その他にも、アップルを共同設立したウォズニアックとの意見の相違による対立や、ジョブズをアップルから解雇したスカリーとの関係など、ジョブズの伝記としては重要なポイントをもれなく描いているのは、ストーリー上、重要だと思います。特にウォズニアックがアップルの最初の製品、アップルIIを開発したことに対して、ジョブズは何もしていないことを詰る様は、彼らの立ち位置をよく表していると思います。
物語がほとんどどこかのホールと、その控室での展開に限っているのも、この映画の特色と言えるでしょう。妙な緊迫感というか圧迫感を感じさせるものがあり、映画のテンションを上げる要因になっているかと思います。
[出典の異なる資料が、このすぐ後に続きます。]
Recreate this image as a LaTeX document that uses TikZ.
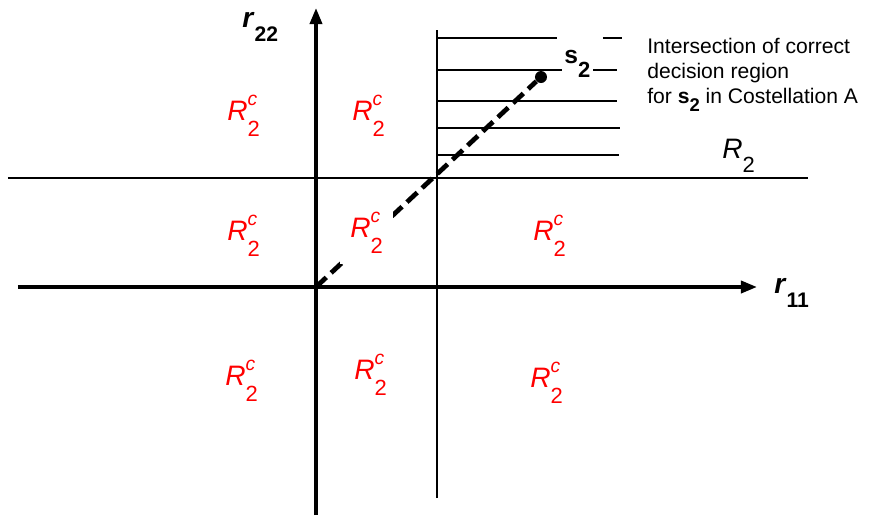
\documentclass[tikz,border=0pt]{standalone}
\usepackage{fontspec}
\setmainfont{Liberation Sans}
\usepackage{xcolor}
\usetikzlibrary{arrows.meta, positioning}
\definecolor{cRegion}{RGB}{255,0,0}
% labels with lowered subscripts
\newcommand{\Rcomp}{\textit{R}\rlap{\raisebox{8pt}{\fontsize{11}{13}\selectfont\textit{c}}}\raisebox{-9.5pt}{\fontsize{12.5}{14}\selectfont 2}}
\newcommand{\Rtwo}{\textit{R}\raisebox{-8.5pt}{\fontsize{12.5}{14}\selectfont 2}}
\newcommand{\svec}{\textbf{s\raisebox{-4.5pt}{\fontsize{10.5}{12}\selectfont 2}}}
\newcommand{\raxis}[1]{\textbf{\textit{r}\raisebox{-8.5pt}{\fontsize{12}{14}\selectfont #1}}}
\tikzset{
    axis/.style     ={line width=2pt, -{Triangle[length=3.2mm, width=2.4mm]}},
    border/.style   ={line width=0.9pt},
    hatch/.style    ={line width=0.6pt},
    decline/.style  ={line width=2.7pt, dash pattern=on 8pt off 3.8pt},
    dot/.style      ={circle, fill=black, inner sep=0pt, minimum size=0.24cm},
    region/.style   ={anchor=base west, text=cRegion, font=\fontsize{16}{19}\selectfont, fill=white, inner sep=0pt},
    axlabel/.style  ={anchor=base west, inner sep=0pt, font=\fontsize{16}{19}\selectfont},
}

\begin{document}
\begin{tikzpicture}
    \useasboundingbox (-6.32,-4.64) rectangle (11.10,5.74);

    % axes and region borders
    \coordinate (O)  at (0,0);
    \coordinate (xL) at (-5.96,0);
    \coordinate (xR) at (8.82,0);
    \coordinate (yB) at (0,-4.56);
    \coordinate (yT) at (0,5.58);
    \coordinate (bT) at (2.42,5.14);
    \coordinate (bB) at (2.42,-4.22);
    \coordinate (bL) at (-6.16,2.18);
    \coordinate (bR) at (9.84,2.18);

    \draw[axis] (xL) -- (xR);
    \draw[axis] (yB) -- (yT);
    \draw[border] (bB) -- (bT);
    \draw[border] (bL) -- (bR);

    % hatching of the intersection
    \draw[hatch] (2.42,4.98) -- (4.82,4.98) (5.74,4.98) -- (6.12,4.98);
    \foreach \y/\xe in {4.34/6.02, 3.72/6.02, 3.18/6.08, 2.64/6.06}
        \draw[hatch] (2.42,\y) -- (\xe,\y);

    % signal point
    \node[dot] (s2) at (4.50,4.20) {};
    \draw[decline] (O) -- (s2);
    \node[anchor=base west, fill=white, inner sep=1.5pt, xshift=-1.5pt, font=\fontsize{14}{16}\selectfont]
        (s2lab) at (4.96,4.48) {\textbf{s\raisebox{-8pt}{\fontsize{12.5}{14}\selectfont 2}}};

    % labels
    \node[axlabel] (r22) at (-1.48,5.20) {\raxis{22}};
    \node[axlabel] (r11) at (9.16,-0.12) {\raxis{11}};
    \node[anchor=base west, inner sep=0pt, font=\fontsize{16}{19}\selectfont] (R2) at (8.12,2.58) {\Rtwo};
    \node[anchor=north west, inner sep=0pt, align=left, font=\fontsize{12}{14.2}\selectfont] (note) at (6.62,4.98)
        {Intersection of correct\\decision region\\for \svec{} in Costellation A};

    \node[region] (ra) at (-1.78,3.34)  {\Rcomp};
    \node[region] (rb) at (0.72,3.34)   {\Rcomp};
    \node[region] (rc) at (-1.78,0.94)  {\Rcomp};
    \node[region, inner sep=6pt, xshift=-6pt] (rd) at (0.68,1.00) {\Rcomp};
    \node[region] (re) at (4.34,0.94)   {\Rcomp};
    \node[region] (rf) at (-1.82,-1.96) {\Rcomp};
    \node[region] (rg) at (0.76,-1.84)  {\Rcomp};
    \node[region] (rh) at (4.28,-2.00)  {\Rcomp};
\end{tikzpicture}
\end{document}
時々挟まる外のシーンや、マスメディアの報道シーンが、その緊迫感を若干緩めるタイミングになっています。
映像は面白い表現をしていると思います。1984年の発表会の時には、かなりざらついたフィルムの特色がよく出た映像なのに対し、1988年と1998年の発表会に移っていくにつれ、クリアで鮮明な映像に切り替わってくるのが、時間の経過をよく表しているかと思います。音響はドラマということもあり、派手なサラウンドはしていないのですが、必要な場面では重低音が響き、サラウンドにも音が回る演出がされています。特に人の声が重要視され、この音質がなかなか印象深いところがあります。